I am writing a piece of code which allows me to open a CSV file and remove nan rows and also find strings that are too long in the data frame. I want the program to say what row the length of data exceeds the 30-character limit and give you an option to exit or skip.
I previously had it set up so it would go by columns instead, however im finding it difficult to locate the string when its set up like this.
for column in df:
print(column,"->", df[column].astype(str).str.len().max())
if df[column].astype(str).str.len().max() > 30 and column != ('Column 17'):
print ("ERROR: Length of data exceeds 30 character limit")

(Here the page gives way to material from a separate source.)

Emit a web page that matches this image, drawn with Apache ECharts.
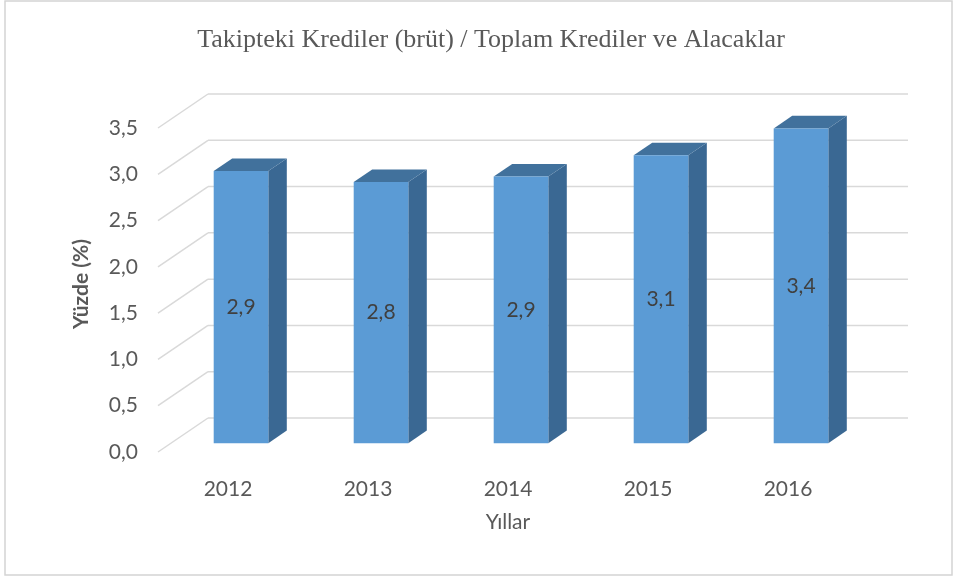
<!DOCTYPE html>
<html>
<head>
<meta charset="utf-8">
<script src="https://cdn.jsdelivr.net/npm/echarts@6/dist/echarts.min.js"></script>
<style>
  html, body { margin: 0; padding: 0; background: #fff; }
  #main { width: 956px; height: 579px; }
</style>
</head>
<body>
<div id="main"></div>
<script>
const years = ['2012', '2013', '2014', '2015', '2016'];
const ratios = [2.94, 2.82, 2.88, 3.11, 3.4];
const yTicks = [0, 0.5, 1, 1.5, 2, 2.5, 3, 3.5];

// depth of the 3d box in pixels, bars sit between F1 and F2 of it
const DX = 50;
const DY = -34;
const F1 = 0.26;
const F2 = 0.63;

const fmt = (v) => v.toFixed(1).replace('.', ',');

const myChart = echarts.init(document.getElementById('main'));

const option = {
  backgroundColor: '#fff',
  textStyle: { fontFamily: 'Lato' },
  title: {
    text: 'Takipteki Krediler (brüt) / Toplam Krediler ve Alacaklar',
    left: 486,
    textAlign: 'center',
    top: 22,
    textStyle: {
      fontFamily: 'Liberation Serif',
      fontWeight: 'normal',
      fontSize: 26,
      color: '#595959',
    },
  },
  graphic: [
    {
      type: 'rect',
      shape: { x: 5, y: 1, width: 947, height: 574 },
      style: { fill: 'none', stroke: '#d4d4d4', lineWidth: 1.5 },
      silent: true,
    },
  ],
  grid: { left: 158, right: 98, top: 128, bottom: 127 },
  xAxis: {
    type: 'category',
    data: years,
    axisLine: { show: false },
    axisTick: { show: false },
    axisLabel: { color: '#595959', fontSize: 21, margin: 27 },
    name: 'Yıllar',
    nameLocation: 'middle',
    nameGap: 60,
    nameTextStyle: { color: '#595959', fontSize: 21 },
  },
  yAxis: {
    type: 'value',
    min: 0,
    max: 3.5,
    interval: 0.5,
    axisLine: { show: false },
    axisTick: { show: false },
    splitLine: { show: false },
    axisLabel: {
      color: '#595959',
      fontSize: 21,
      margin: 20,
      formatter: (v) => fmt(v),
    },
    name: 'Yüzde (%)',
    nameLocation: 'middle',
    nameGap: 66,
    nameTextStyle: { color: '#595959', fontSize: 21, fontWeight: 'bold', padding: [0, 0, 0, 12] },
  },
  series: [
    {
      type: 'custom',
      silent: true,
      z: 1,
      data: yTicks.map((v) => [0, v]),
      encode: { x: 0, y: 1 },
      renderItem: function (params, api) {
        const cs = params.coordSys;
        const y = api.coord([0, api.value(1)])[1];
        const x0 = cs.x;
        const x1 = cs.x + cs.width;
        const style = { stroke: '#d9d9d9', lineWidth: 1.5 };
        return {
          type: 'group',
          children: [
            { type: 'line', shape: { x1: x0, y1: y, x2: x0 + DX, y2: y + DY }, style: style },
            { type: 'line', shape: { x1: x0 + DX, y1: y + DY, x2: x1 + DX, y2: y + DY }, style: style },
          ],
        };
      },
    },
    {
      type: 'custom',
      z: 2,
      data: ratios.map((v, i) => [i, v]),
      encode: { x: 0, y: 1 },
      renderItem: function (params, api) {
        const i = api.value(0);
        const v = api.value(1);
        const top = api.coord([i, v]);
        const base = api.coord([i, 0]);
        const w = api.size([1, 0])[0] * 0.39;
        const fx = DX * F1, fy = DY * F1;
        const bx = DX * F2, by = DY * F2;
        const xl = top[0] - w / 2;
        const xr = top[0] + w / 2;
        const yt = top[1];
        const yb = base[1];
        return {
          type: 'group',
          children: [
            {
              type: 'polygon',
              shape: { points: [[xr + fx, yt + fy], [xr + bx, yt + by], [xr + bx, yb + by], [xr + fx, yb + fy]] },
              style: { fill: '#3a6893' },
            },
            {
              type: 'polygon',
              shape: { points: [[xl + fx, yt + fy], [xl + bx, yt + by], [xr + bx, yt + by], [xr + fx, yt + fy]] },
              style: { fill: '#41719c' },
            },
            {
              type: 'rect',
              shape: { x: xl + fx, y: yt + fy, width: w, height: yb - yt },
              style: { fill: '#5b9bd5' },
            },
            {
              type: 'text',
              x: top[0] + fx,
              y: (yt + yb) / 2 + fy,
              style: {
                text: fmt(v),
                fill: '#404040',
                fontSize: 21,
                fontFamily: 'Lato',
                align: 'center',
                verticalAlign: 'middle',
              },
            },
          ],
        };
      },
    },
  ],
};

myChart.setOption(option);
</script>
</body>
</html>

abill=int(input("1.Continue through file.\n2.Exit\n"))
if abill==1:
continue
else:
sys.exit()
else:
continue
This is my code at the moment.
CodePudding user response:
I would recommend not to use a loop, but rather to vectorize.
So, you want to identify the strings longer than a threshold, except for excluded columns?
Assuming this example:
col1 col2 col3
0 abc A this_is_excluded
1 defghijkl BCDEF excluded
2 mnop GHIJKLMNOP excluded
If you want to mask the long strings:
exclude = ['col3'] # do not consider the columns in this list
threshold = 9 # consider strings longer or equal to threshold
mask = (df.drop(columns=exclude, errors='ignore')
.apply(lambda s: s.str.len().ge(threshold))
.reindex(columns=df.columns, fill_value=False)
)
out = df.mask(mask, '') # mask with empty string
Output:
col1 col2 col3
0 abc A this_is_excluded
1 BCDEF excluded
2 mnop excluded
If you want to drop the rows with long strings:
exclude = ['col3']
threshold = 9
mask = (df.drop(columns=exclude, errors='ignore')
.apply(lambda s: s.str.len().ge(threshold))
)
out = df.loc[~mask.any(axis=1)]
Output:
col1 col2 col3
0 abc A this_is_excluded
If you want to drop the columns with at least one too long string:
exclude = ['col3']
threshold = 9
mask = (df.drop(columns=exclude, errors='ignore')
.agg(lambda s: s.str.len().ge(threshold).any())
)
out = df.drop(columns=mask[mask].index)
Output:
col3
0 this_is_excluded
1 excluded
2 excluded